Inference of stochastic time series with missing data
This work addresses the challenge of incomplete data in time series analysis, particularly for neuronal activity inference, but it is incremental as it builds on existing EM methods with a specific improvement.
The authors tackled the problem of inferring stochastic dynamics from time series with missing data by proposing an expectation maximization algorithm with a novel stopping criterion, which they validated on synthetic data and applied to real neuronal activity data to recover collective properties like time correlations and firing statistics.

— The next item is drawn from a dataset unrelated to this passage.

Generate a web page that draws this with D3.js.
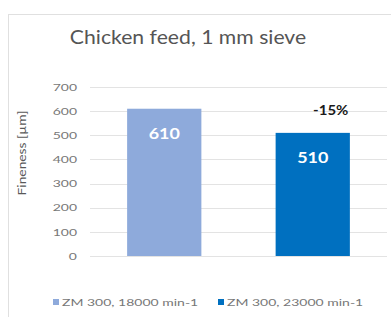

Inferring dynamics from time series is an important objective in data analysis. In particular, it is challenging to infer stochastic dynamics given incomplete data. We propose an expectation maximization (EM) algorithm that iterates between alternating two steps: E-step restores missing data points, while M-step infers an underlying network model of restored data. Using synthetic data generated by a kinetic Ising model, we confirm that the algorithm works for restoring missing data points as well as inferring the underlying model. At the initial iteration of the EM algorithm, the model inference shows better model-data consistency with observed data points than with missing data points. As we keep iterating, however, missing data points show better model-data consistency. We find that demanding equal consistency of observed and missing data points provides an effective stopping criterion for the iteration to prevent overshooting the most accurate model inference. Armed with this EM algorithm with this stopping criterion, we infer missing data points and an underlying network from a time-series data of real neuronal activities. Our method recovers collective properties of neuronal activities, such as time correlations and firing statistics, which have previously never been optimized to fit.